Some records:
____

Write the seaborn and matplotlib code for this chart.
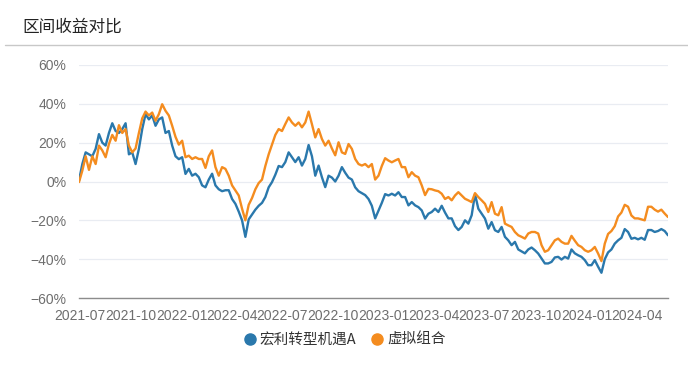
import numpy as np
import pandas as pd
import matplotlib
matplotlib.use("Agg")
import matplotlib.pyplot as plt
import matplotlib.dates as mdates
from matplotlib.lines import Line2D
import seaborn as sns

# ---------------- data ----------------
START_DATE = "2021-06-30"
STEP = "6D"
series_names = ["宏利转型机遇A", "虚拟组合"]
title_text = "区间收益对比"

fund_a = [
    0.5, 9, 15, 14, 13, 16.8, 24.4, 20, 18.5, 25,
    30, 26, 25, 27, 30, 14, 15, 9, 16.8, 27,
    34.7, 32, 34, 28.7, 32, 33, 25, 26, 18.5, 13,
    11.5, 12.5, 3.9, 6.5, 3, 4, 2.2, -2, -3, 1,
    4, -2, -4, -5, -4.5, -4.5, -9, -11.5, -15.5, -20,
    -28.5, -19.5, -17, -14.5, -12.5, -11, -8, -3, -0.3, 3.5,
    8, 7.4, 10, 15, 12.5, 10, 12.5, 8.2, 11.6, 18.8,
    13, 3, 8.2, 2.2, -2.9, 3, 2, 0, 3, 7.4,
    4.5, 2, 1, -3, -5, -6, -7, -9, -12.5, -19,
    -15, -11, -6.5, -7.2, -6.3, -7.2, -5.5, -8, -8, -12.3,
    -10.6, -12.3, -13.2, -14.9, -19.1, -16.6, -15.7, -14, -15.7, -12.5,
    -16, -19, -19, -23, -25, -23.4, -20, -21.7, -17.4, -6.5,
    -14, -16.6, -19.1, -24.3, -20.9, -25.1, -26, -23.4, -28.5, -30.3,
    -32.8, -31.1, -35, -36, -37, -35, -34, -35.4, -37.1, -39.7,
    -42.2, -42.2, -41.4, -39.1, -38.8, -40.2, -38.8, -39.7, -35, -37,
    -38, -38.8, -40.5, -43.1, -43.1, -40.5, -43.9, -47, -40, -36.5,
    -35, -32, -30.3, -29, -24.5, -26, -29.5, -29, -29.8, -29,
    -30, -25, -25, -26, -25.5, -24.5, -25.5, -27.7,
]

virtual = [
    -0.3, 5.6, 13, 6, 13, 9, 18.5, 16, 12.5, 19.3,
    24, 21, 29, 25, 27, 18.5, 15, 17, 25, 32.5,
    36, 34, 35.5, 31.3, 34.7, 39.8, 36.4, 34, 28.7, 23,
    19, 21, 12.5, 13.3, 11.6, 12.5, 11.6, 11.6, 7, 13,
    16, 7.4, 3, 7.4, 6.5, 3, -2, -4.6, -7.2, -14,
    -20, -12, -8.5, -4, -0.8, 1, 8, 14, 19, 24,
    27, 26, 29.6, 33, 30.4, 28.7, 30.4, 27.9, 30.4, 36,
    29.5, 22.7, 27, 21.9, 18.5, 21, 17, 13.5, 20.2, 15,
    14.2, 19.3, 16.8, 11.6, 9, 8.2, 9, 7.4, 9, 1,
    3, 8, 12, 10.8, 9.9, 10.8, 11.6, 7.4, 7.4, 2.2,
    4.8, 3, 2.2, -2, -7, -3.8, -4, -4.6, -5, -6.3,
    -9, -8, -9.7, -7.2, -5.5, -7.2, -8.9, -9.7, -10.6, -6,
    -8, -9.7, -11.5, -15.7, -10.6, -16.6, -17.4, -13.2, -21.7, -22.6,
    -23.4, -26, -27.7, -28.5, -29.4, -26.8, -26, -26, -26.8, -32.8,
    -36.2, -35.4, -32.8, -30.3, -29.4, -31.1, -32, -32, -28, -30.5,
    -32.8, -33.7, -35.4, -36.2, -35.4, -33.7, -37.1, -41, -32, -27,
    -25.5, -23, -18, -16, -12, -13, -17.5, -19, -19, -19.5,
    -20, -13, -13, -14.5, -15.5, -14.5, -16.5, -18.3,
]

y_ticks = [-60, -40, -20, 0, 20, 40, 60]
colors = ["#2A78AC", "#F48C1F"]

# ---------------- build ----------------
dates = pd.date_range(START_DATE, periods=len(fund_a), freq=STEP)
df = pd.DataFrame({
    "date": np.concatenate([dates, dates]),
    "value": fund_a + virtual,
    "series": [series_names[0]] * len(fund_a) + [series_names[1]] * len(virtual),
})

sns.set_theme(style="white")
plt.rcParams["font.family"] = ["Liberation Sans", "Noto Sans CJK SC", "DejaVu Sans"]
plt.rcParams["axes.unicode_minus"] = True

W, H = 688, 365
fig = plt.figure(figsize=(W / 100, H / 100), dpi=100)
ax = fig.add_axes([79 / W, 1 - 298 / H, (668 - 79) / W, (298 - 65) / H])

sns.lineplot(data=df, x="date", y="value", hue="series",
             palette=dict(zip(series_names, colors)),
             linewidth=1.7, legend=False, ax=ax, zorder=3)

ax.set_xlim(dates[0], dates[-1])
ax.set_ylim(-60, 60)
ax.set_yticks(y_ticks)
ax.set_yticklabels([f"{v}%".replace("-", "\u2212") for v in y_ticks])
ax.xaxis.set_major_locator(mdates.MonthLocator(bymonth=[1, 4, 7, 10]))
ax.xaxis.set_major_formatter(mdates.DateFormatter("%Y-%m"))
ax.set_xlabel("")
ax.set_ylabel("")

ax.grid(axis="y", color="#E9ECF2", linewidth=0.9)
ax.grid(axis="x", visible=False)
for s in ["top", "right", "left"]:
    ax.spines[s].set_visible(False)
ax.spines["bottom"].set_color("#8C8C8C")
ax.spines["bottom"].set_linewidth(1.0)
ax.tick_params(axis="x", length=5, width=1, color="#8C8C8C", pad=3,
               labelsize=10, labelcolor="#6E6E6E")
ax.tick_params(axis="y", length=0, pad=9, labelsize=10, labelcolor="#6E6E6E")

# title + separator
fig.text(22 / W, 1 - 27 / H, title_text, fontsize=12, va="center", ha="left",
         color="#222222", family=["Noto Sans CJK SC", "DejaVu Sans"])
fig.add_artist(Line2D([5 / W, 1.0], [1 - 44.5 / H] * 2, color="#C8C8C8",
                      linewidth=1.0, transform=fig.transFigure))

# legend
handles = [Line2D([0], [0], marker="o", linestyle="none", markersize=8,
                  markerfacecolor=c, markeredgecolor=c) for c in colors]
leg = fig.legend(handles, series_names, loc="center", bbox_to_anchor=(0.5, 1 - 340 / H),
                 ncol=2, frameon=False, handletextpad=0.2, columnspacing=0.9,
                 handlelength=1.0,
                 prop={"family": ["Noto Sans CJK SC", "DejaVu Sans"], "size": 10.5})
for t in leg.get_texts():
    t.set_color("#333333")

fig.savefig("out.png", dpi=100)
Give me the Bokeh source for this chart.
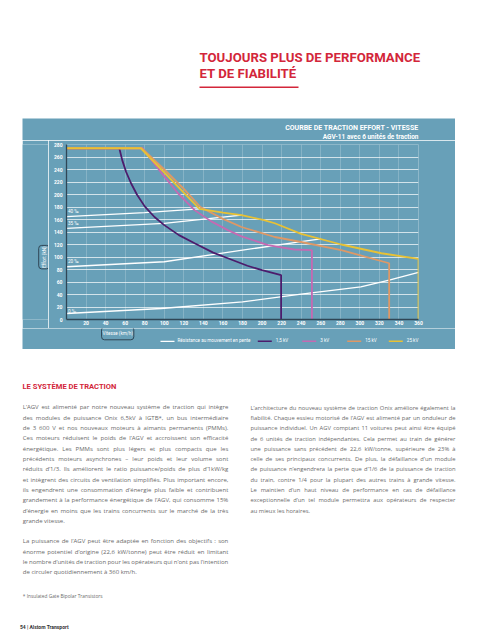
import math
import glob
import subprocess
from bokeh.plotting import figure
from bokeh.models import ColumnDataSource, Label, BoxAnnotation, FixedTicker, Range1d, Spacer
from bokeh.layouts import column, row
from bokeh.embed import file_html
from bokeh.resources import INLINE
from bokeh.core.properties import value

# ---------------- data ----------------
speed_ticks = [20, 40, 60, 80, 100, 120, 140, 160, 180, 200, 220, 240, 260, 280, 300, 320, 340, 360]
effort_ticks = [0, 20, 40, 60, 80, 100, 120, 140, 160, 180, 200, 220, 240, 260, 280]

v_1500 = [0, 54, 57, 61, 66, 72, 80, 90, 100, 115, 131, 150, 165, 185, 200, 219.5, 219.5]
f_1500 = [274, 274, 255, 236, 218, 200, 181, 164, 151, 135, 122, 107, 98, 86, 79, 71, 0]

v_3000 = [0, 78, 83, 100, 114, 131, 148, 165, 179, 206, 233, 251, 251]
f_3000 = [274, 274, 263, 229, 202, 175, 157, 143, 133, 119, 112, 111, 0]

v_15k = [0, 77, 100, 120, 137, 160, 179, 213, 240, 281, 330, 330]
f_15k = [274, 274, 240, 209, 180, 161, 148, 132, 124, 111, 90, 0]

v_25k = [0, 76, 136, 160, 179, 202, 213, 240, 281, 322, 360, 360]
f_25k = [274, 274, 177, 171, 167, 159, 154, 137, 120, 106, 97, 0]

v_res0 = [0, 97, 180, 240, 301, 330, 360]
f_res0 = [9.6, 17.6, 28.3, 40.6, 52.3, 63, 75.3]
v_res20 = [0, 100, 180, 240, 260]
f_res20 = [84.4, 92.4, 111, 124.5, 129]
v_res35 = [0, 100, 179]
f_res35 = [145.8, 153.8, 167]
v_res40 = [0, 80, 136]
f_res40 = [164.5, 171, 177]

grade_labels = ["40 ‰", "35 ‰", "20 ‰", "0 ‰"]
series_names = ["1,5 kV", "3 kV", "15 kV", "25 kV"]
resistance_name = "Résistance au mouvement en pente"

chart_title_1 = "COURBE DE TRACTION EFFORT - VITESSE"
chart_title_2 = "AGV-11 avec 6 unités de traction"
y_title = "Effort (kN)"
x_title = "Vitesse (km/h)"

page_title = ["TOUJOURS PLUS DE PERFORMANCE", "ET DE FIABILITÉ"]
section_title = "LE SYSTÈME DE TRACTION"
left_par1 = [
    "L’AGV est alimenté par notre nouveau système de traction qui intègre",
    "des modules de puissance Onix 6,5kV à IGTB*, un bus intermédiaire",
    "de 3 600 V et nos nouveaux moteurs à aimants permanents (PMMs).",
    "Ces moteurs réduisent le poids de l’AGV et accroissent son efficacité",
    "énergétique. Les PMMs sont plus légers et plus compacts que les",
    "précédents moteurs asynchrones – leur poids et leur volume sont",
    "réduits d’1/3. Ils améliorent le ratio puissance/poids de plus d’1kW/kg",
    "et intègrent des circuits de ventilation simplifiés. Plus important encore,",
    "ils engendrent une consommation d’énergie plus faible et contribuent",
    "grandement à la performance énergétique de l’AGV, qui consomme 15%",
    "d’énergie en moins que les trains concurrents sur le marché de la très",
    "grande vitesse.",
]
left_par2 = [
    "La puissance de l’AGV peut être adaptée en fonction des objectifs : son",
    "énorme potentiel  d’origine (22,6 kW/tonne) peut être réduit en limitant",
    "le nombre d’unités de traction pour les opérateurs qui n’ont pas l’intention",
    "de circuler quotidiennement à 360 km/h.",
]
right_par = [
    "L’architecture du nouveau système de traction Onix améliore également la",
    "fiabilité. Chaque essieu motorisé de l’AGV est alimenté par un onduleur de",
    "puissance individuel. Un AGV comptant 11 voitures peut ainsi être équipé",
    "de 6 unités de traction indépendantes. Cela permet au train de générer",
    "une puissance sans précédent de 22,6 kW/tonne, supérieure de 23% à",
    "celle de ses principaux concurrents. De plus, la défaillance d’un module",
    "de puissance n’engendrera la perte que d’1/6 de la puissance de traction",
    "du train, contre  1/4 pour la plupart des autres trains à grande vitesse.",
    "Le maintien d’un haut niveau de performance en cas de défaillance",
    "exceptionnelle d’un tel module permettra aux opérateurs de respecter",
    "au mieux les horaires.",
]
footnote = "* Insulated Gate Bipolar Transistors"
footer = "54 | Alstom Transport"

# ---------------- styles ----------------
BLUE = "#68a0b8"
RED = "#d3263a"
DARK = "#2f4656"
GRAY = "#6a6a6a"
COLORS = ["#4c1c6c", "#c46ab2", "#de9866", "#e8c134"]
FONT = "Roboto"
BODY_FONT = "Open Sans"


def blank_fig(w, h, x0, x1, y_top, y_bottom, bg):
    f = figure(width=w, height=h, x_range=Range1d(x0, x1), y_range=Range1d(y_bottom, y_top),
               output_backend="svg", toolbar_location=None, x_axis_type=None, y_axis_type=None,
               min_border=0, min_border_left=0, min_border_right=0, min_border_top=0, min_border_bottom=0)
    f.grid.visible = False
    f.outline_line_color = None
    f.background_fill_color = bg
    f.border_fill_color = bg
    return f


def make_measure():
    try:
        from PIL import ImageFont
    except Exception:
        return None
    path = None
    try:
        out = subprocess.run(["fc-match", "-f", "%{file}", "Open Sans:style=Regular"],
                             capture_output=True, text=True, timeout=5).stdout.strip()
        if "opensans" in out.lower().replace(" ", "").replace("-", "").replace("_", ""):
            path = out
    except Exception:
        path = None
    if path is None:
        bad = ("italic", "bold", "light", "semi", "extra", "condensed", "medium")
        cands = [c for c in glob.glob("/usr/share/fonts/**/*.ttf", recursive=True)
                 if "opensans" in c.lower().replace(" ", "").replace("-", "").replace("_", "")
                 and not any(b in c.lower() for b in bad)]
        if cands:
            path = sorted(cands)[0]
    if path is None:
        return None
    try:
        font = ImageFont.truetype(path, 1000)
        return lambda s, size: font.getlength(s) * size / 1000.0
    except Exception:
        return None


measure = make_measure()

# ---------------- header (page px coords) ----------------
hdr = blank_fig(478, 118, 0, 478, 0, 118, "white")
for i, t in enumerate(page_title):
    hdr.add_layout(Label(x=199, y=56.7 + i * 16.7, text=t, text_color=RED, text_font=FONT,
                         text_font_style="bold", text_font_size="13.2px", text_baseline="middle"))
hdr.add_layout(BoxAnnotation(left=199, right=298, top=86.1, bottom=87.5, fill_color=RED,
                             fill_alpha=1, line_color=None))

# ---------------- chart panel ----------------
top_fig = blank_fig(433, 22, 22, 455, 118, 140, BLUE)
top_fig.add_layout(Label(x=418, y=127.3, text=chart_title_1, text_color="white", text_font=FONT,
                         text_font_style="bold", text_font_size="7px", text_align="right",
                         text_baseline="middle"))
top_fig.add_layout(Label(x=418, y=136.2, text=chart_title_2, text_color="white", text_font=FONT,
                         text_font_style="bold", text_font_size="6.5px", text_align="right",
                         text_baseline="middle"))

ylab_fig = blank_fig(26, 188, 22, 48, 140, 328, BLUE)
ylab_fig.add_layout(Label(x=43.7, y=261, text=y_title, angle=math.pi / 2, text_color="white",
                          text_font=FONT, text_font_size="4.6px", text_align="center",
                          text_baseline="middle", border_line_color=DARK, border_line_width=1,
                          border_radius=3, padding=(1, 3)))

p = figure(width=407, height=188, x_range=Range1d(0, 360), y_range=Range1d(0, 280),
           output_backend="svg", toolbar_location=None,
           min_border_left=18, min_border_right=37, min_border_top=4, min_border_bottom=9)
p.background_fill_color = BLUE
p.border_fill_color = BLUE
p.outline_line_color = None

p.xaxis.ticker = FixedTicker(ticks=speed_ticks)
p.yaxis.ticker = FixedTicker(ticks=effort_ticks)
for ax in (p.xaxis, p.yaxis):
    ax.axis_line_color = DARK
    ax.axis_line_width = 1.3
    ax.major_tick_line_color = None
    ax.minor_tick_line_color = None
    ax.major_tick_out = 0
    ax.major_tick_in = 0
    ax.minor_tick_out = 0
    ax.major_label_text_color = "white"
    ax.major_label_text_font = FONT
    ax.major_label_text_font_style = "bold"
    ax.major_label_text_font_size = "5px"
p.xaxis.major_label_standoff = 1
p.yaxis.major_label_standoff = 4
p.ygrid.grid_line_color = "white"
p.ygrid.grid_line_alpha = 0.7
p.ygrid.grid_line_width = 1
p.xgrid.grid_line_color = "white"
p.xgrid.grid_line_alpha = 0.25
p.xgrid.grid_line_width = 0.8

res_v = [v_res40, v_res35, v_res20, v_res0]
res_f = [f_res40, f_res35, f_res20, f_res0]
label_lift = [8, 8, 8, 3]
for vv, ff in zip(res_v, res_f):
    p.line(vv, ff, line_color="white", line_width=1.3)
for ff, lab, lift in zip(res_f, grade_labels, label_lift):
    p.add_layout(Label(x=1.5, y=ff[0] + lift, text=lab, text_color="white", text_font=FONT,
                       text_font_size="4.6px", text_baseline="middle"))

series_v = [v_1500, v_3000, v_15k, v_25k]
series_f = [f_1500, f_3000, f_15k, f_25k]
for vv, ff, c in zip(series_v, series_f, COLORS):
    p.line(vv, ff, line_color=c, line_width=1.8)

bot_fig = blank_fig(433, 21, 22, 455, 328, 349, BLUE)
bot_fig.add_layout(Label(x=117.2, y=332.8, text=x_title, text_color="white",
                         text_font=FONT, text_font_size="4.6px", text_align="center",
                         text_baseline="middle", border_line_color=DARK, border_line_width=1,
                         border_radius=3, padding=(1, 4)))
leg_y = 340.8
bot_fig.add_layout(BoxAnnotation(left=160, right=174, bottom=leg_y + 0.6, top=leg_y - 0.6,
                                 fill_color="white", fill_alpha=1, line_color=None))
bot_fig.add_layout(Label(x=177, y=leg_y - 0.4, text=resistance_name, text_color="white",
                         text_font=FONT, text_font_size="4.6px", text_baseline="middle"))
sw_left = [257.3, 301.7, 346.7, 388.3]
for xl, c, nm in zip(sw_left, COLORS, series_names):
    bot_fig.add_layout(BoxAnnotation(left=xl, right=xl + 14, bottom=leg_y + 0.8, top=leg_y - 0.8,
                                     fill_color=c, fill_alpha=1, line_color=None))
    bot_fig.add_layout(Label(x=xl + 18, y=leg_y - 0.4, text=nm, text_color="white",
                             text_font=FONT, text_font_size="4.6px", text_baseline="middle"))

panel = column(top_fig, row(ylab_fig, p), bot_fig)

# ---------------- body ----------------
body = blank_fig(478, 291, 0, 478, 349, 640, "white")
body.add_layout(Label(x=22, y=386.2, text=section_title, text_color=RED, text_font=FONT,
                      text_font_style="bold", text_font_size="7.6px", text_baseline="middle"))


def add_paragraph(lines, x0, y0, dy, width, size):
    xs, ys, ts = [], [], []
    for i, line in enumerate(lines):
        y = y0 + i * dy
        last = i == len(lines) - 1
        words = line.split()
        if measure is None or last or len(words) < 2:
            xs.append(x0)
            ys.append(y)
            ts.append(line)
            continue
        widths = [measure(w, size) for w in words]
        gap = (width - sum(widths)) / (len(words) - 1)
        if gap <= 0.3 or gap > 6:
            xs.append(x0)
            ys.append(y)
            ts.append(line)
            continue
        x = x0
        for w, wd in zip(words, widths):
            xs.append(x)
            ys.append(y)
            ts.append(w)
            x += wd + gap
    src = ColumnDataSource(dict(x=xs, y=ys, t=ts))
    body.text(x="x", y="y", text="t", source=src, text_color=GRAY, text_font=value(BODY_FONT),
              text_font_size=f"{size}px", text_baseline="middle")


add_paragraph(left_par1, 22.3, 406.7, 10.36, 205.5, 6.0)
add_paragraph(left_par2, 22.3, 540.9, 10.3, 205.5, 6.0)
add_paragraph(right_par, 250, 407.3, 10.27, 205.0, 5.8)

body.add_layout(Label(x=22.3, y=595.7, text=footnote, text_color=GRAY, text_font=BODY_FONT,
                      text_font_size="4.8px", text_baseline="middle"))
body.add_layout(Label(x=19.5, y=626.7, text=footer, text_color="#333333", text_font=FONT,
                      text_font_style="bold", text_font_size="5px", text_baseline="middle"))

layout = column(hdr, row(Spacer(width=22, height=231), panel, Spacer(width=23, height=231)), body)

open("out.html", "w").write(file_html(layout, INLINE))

____

Problem: Among the records above, locate the line containing "Give me the Bokeh source for this chart." and the line containing "au mouvement en", then transcribe exactly the lines starting at the first and ending at the second, with no pictures.

Response to the task:
Give me the Bokeh source for this chart.
import math
import glob
import subprocess
from bokeh.plotting import figure
from bokeh.models import ColumnDataSource, Label, BoxAnnotation, FixedTicker, Range1d, Spacer
from bokeh.layouts import column, row
from bokeh.embed import file_html
from bokeh.resources import INLINE
from bokeh.core.properties import value

# ---------------- data ----------------
speed_ticks = [20, 40, 60, 80, 100, 120, 140, 160, 180, 200, 220, 240, 260, 280, 300, 320, 340, 360]
effort_ticks = [0, 20, 40, 60, 80, 100, 120, 140, 160, 180, 200, 220, 240, 260, 280]

v_1500 = [0, 54, 57, 61, 66, 72, 80, 90, 100, 115, 131, 150, 165, 185, 200, 219.5, 219.5]
f_1500 = [274, 274, 255, 236, 218, 200, 181, 164, 151, 135, 122, 107, 98, 86, 79, 71, 0]

v_3000 = [0, 78, 83, 100, 114, 131, 148, 165, 179, 206, 233, 251, 251]
f_3000 = [274, 274, 263, 229, 202, 175, 157, 143, 133, 119, 112, 111, 0]

v_15k = [0, 77, 100, 120, 137, 160, 179, 213, 240, 281, 330, 330]
f_15k = [274, 274, 240, 209, 180, 161, 148, 132, 124, 111, 90, 0]

v_25k = [0, 76, 136, 160, 179, 202, 213, 240, 281, 322, 360, 360]
f_25k = [274, 274, 177, 171, 167, 159, 154, 137, 120, 106, 97, 0]

v_res0 = [0, 97, 180, 240, 301, 330, 360]
f_res0 = [9.6, 17.6, 28.3, 40.6, 52.3, 63, 75.3]
v_res20 = [0, 100, 180, 240, 260]
f_res20 = [84.4, 92.4, 111, 124.5, 129]
v_res35 = [0, 100, 179]
f_res35 = [145.8, 153.8, 167]
v_res40 = [0, 80, 136]
f_res40 = [164.5, 171, 177]

grade_labels = ["40 ‰", "35 ‰", "20 ‰", "0 ‰"]
series_names = ["1,5 kV", "3 kV", "15 kV", "25 kV"]
resistance_name = "Résistance au mouvement en pente"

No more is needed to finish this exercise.